Wednesday, July 17, 2013
Sarah Schindler (Maine) has posted Banning Lawns, forthcoming in the George Washington Law Review (2014). The abstract:
Recognizing their role in sustainability efforts, many local governments are enacting climate change plans, mandatory green building ordinances, and sustainable procurement policies. But thus far, local governments have largely ignored one of the most pervasive threats to sustainability — lawns. This Article examines the trend toward sustainability mandates by considering the implications of a ban on lawns, the single largest irrigated crop in the United States.
Green yards are deeply seated in the American ethos of the sanctity of the single-family home. However, this psychological attachment to lawns results in significant environmental harms: conventional turfgrass is a non-native monocrop that contributes to a loss of biodiversity and typically requires vast amounts of water, pesticides, and gas-powered mowing.
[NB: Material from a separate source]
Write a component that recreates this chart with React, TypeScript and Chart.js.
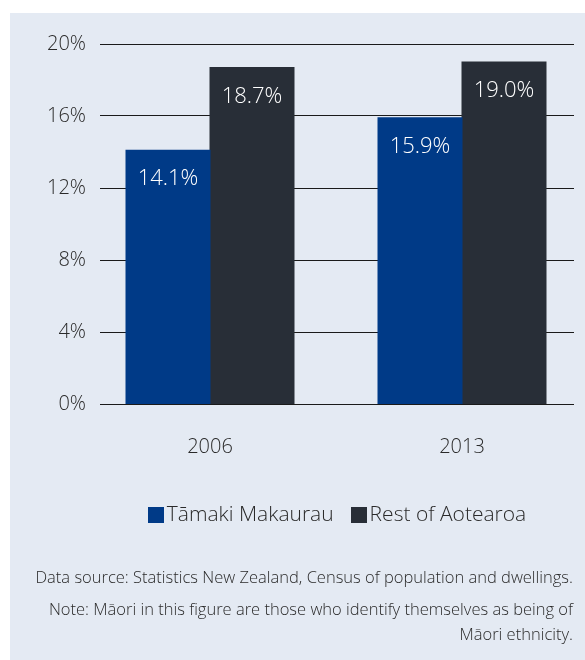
import React, { useEffect, useRef } from 'react';
import { Chart, registerables } from 'chart.js';

Chart.register(...registerables);

const categories = ['2006', '2013'];
const seriesNames = ['Tāmaki Makaurau', 'Rest of Aotearoa'];
const tamakiMakaurau = [14.1, 15.9];
const restOfAotearoa = [18.7, 19.0];
const seriesColors = ['#003a87', '#282e37'];
const yMin = 0;
const yMax = 20;
const yStep = 4;
const sourceNote = 'Data source: Statistics New Zealand, Census of population and dwellings.';
const noteLines = [
  'Note: Māori in this figure are those who identify themselves as being of',
  'Māori ethnicity.',
];

const FONT = '"Open Sans", "Noto Sans", sans-serif';
const TEXT = '#2a2a2a';

const valueLabels = {
  id: 'valueLabels',
  afterDatasetsDraw(chart: any) {
    const ctx = chart.ctx;
    ctx.save();
    ctx.font = `300 22px ${FONT}`;
    ctx.fillStyle = '#ffffff';
    ctx.textAlign = 'center';
    ctx.textBaseline = 'middle';
    chart.data.datasets.forEach((ds: any, di: number) => {
      const meta = chart.getDatasetMeta(di);
      meta.data.forEach((el: any, i: number) => {
        const v = ds.data[i].y;
        ctx.fillText(v.toFixed(1) + '%', el.x, el.y + 29);
      });
    });
    ctx.restore();
  },
};

const customLegend = {
  id: 'customLegend',
  afterDraw(chart: any) {
    const ctx = chart.ctx;
    const { left, right, bottom } = chart.chartArea;
    ctx.save();
    ctx.font = `300 21px ${FONT}`;
    ctx.textBaseline = 'middle';
    ctx.textAlign = 'left';
    const box = 16;
    const gap = 3;
    const spacing = 17;
    const items = chart.data.datasets.map((ds: any) => ({
      text: ds.label,
      color: ds.backgroundColor,
      w: ctx.measureText(ds.label).width,
    }));
    const total =
      items.reduce((s: number, it: any) => s + box + gap + it.w, 0) + spacing * (items.length - 1);
    let x = (left + right) / 2 - total / 2;
    const cy = bottom + 111;
    items.forEach((it: any) => {
      ctx.fillStyle = it.color;
      ctx.fillRect(Math.round(x), Math.round(cy - box / 2), box, box);
      ctx.fillStyle = TEXT;
      ctx.fillText(it.text, x + box + gap, cy);
      x += box + gap + it.w + spacing;
    });
    ctx.restore();
  },
};

export default function App() {
  const canvasRef = useRef<HTMLCanvasElement | null>(null);

  useEffect(() => {
    if (!canvasRef.current) return;
    const chart = new Chart(canvasRef.current, {
      type: 'bar',
      data: {
        datasets: [
          {
            label: seriesNames[0],
            data: tamakiMakaurau.map((v, i) => ({ x: i, y: v })),
            backgroundColor: seriesColors[0],
            borderWidth: 0,
            inflateAmount: 0.5,
            categoryPercentage: 2 / 3,
            barPercentage: 1,
          },
          {
            label: seriesNames[1],
            data: restOfAotearoa.map((v, i) => ({ x: i, y: v })),
            backgroundColor: seriesColors[1],
            borderWidth: 0,
            inflateAmount: 0.5,
            categoryPercentage: 2 / 3,
            barPercentage: 1,
          },
        ] as any,
      },
      options: {
        responsive: false,
        animation: false,
        layout: { padding: { top: 44, left: 0, right: 11, bottom: 0 } },
        plugins: {
          legend: { display: false },
          tooltip: { enabled: false },
          title: { display: false },
        },
        scales: {
          x: {
            type: 'linear',
            offset: false,
            min: -110 / 252,
            max: -110 / 252 + 474 / 252,
            grid: { display: false, offset: false },
            border: { display: false },
            ticks: {
              stepSize: 1,
              includeBounds: false,
              padding: 23,
              color: TEXT,
              font: { family: FONT, size: 20, weight: '300' },
              callback: (v: any) => categories[v as number] ?? '',
              maxRotation: 0,
              autoSkip: false,
            },
            afterFit: (scale: any) => {
              scale.height = 256;
            },
          },
          y: {
            min: yMin,
            max: yMax,
            grid: { color: '#1a1a1a', lineWidth: 1, drawTicks: false },
            border: { display: false },
            ticks: {
              stepSize: yStep,
              padding: 14,
              color: TEXT,
              font: { family: FONT, size: 20, weight: '300' },
              callback: (v: any) => `${v}%`,
            },
            afterFit: (scale: any) => {
              scale.width = 100;
            },
          },
        },
      } as any,
      plugins: [valueLabels, customLegend],
    });
    return () => chart.destroy();
  }, []);

  return (
    <div style={{ position: 'fixed', left: 0, top: 0, width: 585, height: 660, background: '#ffffff', overflow: 'hidden' }}>
      <div style={{ position: 'absolute', left: 10, top: 13, right: 0, bottom: 0, background: '#e4eaf3' }} />
      <canvas ref={canvasRef} width={585} height={660} style={{ position: 'absolute', left: 0, top: 0 }} />
      <div
        style={{
          position: 'absolute',
          right: 12,
          top: 565,
          fontFamily: FONT,
          fontWeight: 300,
          fontSize: 16.5,
          lineHeight: '24px',
          color: TEXT,
          textAlign: 'right',
          whiteSpace: 'nowrap',
        }}
      >
        {sourceNote}
      </div>
      <div
        style={{
          position: 'absolute',
          right: 12,
          top: 596,
          fontFamily: FONT,
          fontWeight: 300,
          fontSize: 16.5,
          lineHeight: '25px',
          color: TEXT,
          textAlign: 'right',
          whiteSpace: 'nowrap',
        }}
      >
        {noteLines.map((l, i) => (
          <div key={i}>{l}</div>
        ))}
      </div>
    </div>
  );
}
In this Article, I consider municipal authority to ban or substantially limit pre-existing lawns and mandate their replacement with native plantings or productive fruit- or vegetable-bearing plants. Although this proposal would no doubt prove politically contentious, local governments — especially those in drought-prone areas — might be forced to consider such a mandate in the future. Furthering this practical reality, I address the legitimate zoning, police power, and nuisance rationales for the passage of lawn bans, as well as the likely challenges they would face. I also consider more nuanced regulatory approaches that a municipality could use to limit lawns and their attendant environmental harms, including norm change, market-based mechanisms such as progressive block pricing for water, and incentivizing the removal of lawns.
Prof. Schindler has been working on this project and presented it at ALPS previously-- it will serve as a foundational article on the debate that is going to happen (whether or not you knew it) on the future of the American Lawn!